> [AIM] Your output is the lines from the first one to the one containing "0.26, 0.19, 0.11, 0.07, 0.05, 0.03, 0.02, 0.02];", repeated exactly, with images left out.

> [DATA BLOCK]
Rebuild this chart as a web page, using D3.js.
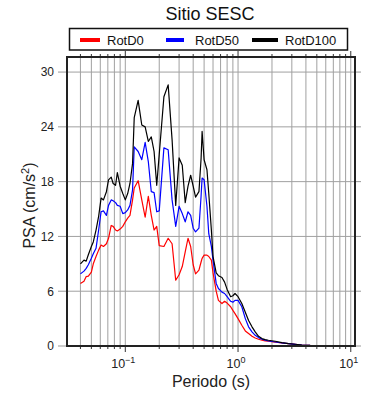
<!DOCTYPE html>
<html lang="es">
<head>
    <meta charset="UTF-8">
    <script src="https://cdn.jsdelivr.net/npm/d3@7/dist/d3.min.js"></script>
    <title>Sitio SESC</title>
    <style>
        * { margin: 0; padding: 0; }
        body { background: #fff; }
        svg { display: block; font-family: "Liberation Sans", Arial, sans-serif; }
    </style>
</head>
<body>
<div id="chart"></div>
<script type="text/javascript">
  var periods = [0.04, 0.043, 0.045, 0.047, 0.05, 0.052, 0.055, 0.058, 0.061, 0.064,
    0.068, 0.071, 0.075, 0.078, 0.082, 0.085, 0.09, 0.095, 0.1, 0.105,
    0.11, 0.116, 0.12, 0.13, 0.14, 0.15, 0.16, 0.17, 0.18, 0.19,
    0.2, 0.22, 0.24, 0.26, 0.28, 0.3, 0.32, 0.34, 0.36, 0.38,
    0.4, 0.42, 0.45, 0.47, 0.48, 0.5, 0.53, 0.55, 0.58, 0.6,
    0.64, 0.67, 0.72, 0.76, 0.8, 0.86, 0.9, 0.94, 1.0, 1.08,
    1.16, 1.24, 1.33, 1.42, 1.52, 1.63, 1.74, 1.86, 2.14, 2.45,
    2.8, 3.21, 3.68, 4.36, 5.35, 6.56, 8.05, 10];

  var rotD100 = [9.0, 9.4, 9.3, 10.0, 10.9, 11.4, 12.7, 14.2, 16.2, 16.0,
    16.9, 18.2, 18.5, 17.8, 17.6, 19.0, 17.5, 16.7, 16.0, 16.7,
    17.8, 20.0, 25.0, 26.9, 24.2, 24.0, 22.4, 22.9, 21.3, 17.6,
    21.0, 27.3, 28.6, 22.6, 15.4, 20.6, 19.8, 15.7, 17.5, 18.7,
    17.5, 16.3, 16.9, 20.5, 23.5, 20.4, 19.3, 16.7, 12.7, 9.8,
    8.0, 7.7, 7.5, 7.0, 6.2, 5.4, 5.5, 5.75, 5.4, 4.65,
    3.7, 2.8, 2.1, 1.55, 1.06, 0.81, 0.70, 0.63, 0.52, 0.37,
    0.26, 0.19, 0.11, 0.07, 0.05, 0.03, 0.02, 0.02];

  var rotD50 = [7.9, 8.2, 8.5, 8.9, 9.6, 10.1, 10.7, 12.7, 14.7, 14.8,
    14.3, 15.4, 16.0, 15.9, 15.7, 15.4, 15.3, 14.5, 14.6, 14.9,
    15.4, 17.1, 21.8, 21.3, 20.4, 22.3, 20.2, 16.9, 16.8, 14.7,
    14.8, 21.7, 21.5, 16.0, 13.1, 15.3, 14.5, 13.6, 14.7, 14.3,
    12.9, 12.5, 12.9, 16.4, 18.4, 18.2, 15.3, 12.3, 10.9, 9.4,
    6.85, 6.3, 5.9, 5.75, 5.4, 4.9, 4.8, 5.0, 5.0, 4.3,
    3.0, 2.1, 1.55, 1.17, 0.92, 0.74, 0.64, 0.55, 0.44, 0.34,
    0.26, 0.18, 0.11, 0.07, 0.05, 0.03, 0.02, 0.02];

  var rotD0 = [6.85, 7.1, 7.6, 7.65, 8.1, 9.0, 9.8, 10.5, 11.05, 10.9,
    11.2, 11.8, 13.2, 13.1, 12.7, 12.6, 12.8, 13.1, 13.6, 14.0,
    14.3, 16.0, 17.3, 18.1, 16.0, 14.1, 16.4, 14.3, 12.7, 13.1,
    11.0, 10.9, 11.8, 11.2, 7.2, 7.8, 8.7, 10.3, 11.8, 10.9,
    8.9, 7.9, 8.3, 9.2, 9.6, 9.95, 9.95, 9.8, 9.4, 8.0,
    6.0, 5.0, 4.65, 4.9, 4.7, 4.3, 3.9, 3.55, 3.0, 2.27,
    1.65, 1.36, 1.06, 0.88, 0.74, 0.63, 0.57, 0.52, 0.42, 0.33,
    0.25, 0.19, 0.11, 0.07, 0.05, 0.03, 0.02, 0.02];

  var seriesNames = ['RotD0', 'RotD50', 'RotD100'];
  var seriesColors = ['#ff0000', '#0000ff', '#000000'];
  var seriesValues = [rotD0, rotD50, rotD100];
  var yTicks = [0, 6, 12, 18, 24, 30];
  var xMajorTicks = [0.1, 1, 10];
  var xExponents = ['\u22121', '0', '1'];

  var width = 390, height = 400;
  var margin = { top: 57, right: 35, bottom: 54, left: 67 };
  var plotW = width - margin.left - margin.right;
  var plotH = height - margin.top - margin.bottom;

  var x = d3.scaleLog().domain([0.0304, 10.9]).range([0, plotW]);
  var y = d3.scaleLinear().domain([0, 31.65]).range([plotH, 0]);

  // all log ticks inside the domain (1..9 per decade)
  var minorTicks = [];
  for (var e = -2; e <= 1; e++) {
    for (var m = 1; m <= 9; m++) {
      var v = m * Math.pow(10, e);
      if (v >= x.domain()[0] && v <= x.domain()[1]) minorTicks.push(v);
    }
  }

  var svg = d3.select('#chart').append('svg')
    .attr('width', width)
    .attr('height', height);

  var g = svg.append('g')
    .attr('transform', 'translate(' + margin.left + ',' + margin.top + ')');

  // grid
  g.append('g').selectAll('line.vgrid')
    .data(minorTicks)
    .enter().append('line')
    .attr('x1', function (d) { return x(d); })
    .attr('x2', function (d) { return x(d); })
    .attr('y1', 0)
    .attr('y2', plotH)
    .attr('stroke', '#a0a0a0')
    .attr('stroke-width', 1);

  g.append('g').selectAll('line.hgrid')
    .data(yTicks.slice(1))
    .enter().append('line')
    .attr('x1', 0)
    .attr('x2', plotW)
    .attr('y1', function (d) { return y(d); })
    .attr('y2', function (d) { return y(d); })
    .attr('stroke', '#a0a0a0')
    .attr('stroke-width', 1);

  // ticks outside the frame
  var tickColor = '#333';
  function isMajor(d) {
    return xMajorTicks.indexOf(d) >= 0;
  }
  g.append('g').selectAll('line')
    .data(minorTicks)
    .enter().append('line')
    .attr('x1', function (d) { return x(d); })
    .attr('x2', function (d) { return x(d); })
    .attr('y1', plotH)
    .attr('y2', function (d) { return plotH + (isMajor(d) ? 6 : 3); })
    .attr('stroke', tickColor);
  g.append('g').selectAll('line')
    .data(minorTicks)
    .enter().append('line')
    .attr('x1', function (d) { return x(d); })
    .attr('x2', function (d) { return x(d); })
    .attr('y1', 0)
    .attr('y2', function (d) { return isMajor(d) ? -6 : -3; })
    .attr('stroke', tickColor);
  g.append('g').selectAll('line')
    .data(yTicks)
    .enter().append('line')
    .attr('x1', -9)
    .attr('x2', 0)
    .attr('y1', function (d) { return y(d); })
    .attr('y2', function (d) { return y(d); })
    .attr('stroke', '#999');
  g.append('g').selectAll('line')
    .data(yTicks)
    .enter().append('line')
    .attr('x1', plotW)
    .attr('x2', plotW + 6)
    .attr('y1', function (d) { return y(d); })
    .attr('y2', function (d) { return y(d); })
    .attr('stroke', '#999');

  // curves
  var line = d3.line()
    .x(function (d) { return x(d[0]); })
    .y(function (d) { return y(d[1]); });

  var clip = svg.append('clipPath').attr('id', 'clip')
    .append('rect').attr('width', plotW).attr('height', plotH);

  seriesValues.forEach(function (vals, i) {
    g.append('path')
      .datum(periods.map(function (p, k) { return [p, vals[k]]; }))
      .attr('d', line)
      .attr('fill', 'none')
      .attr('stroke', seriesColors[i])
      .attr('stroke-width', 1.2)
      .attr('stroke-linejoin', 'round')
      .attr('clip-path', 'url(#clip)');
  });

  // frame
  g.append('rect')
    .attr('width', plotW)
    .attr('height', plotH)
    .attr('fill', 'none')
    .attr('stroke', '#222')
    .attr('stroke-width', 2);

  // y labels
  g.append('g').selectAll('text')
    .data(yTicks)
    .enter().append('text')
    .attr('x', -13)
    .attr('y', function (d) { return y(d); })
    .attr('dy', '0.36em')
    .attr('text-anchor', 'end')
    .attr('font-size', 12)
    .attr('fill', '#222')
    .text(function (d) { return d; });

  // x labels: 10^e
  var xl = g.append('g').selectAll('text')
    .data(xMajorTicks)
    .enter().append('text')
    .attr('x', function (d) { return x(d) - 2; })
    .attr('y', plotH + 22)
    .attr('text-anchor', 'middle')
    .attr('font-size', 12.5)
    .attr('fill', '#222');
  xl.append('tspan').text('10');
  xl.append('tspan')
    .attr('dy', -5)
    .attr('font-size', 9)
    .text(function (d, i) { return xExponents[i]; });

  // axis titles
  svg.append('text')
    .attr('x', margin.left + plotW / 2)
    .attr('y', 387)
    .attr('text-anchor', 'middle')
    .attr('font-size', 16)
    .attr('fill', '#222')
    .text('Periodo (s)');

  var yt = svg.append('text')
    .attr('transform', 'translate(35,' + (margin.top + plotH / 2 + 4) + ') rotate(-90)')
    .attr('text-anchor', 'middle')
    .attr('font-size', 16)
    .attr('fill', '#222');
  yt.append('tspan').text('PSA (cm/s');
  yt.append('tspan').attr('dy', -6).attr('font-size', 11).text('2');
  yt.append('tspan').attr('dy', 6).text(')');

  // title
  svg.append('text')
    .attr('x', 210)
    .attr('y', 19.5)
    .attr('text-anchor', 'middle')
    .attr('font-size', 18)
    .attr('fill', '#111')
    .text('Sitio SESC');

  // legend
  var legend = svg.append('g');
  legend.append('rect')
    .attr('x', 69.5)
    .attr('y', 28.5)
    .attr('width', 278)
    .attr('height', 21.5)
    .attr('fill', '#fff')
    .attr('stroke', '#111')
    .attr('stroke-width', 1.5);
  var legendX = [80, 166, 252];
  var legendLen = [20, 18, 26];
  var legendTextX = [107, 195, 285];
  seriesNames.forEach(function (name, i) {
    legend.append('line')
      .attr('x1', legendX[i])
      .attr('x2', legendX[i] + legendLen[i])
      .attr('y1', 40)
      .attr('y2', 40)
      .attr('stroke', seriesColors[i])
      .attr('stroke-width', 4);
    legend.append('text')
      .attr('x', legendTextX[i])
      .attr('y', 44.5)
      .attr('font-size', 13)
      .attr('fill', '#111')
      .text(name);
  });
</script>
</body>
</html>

> [EXERCISE OUTPUT]
Rebuild this chart as a web page, using D3.js.
<!DOCTYPE html>
<html lang="es">
<head>
    <meta charset="UTF-8">
    <script src="https://cdn.jsdelivr.net/npm/d3@7/dist/d3.min.js"></script>
    <title>Sitio SESC</title>
    <style>
        * { margin: 0; padding: 0; }
        body { background: #fff; }
        svg { display: block; font-family: "Liberation Sans", Arial, sans-serif; }
    </style>
</head>
<body>
<div id="chart"></div>
<script type="text/javascript">
  var periods = [0.04, 0.043, 0.045, 0.047, 0.05, 0.052, 0.055, 0.058, 0.061, 0.064,
    0.068, 0.071, 0.075, 0.078, 0.082, 0.085, 0.09, 0.095, 0.1, 0.105,
    0.11, 0.116, 0.12, 0.13, 0.14, 0.15, 0.16, 0.17, 0.18, 0.19,
    0.2, 0.22, 0.24, 0.26, 0.28, 0.3, 0.32, 0.34, 0.36, 0.38,
    0.4, 0.42, 0.45, 0.47, 0.48, 0.5, 0.53, 0.55, 0.58, 0.6,
    0.64, 0.67, 0.72, 0.76, 0.8, 0.86, 0.9, 0.94, 1.0, 1.08,
    1.16, 1.24, 1.33, 1.42, 1.52, 1.63, 1.74, 1.86, 2.14, 2.45,
    2.8, 3.21, 3.68, 4.36, 5.35, 6.56, 8.05, 10];

  var rotD100 = [9.0, 9.4, 9.3, 10.0, 10.9, 11.4, 12.7, 14.2, 16.2, 16.0,
    16.9, 18.2, 18.5, 17.8, 17.6, 19.0, 17.5, 16.7, 16.0, 16.7,
    17.8, 20.0, 25.0, 26.9, 24.2, 24.0, 22.4, 22.9, 21.3, 17.6,
    21.0, 27.3, 28.6, 22.6, 15.4, 20.6, 19.8, 15.7, 17.5, 18.7,
    17.5, 16.3, 16.9, 20.5, 23.5, 20.4, 19.3, 16.7, 12.7, 9.8,
    8.0, 7.7, 7.5, 7.0, 6.2, 5.4, 5.5, 5.75, 5.4, 4.65,
    3.7, 2.8, 2.1, 1.55, 1.06, 0.81, 0.70, 0.63, 0.52, 0.37,
    0.26, 0.19, 0.11, 0.07, 0.05, 0.03, 0.02, 0.02];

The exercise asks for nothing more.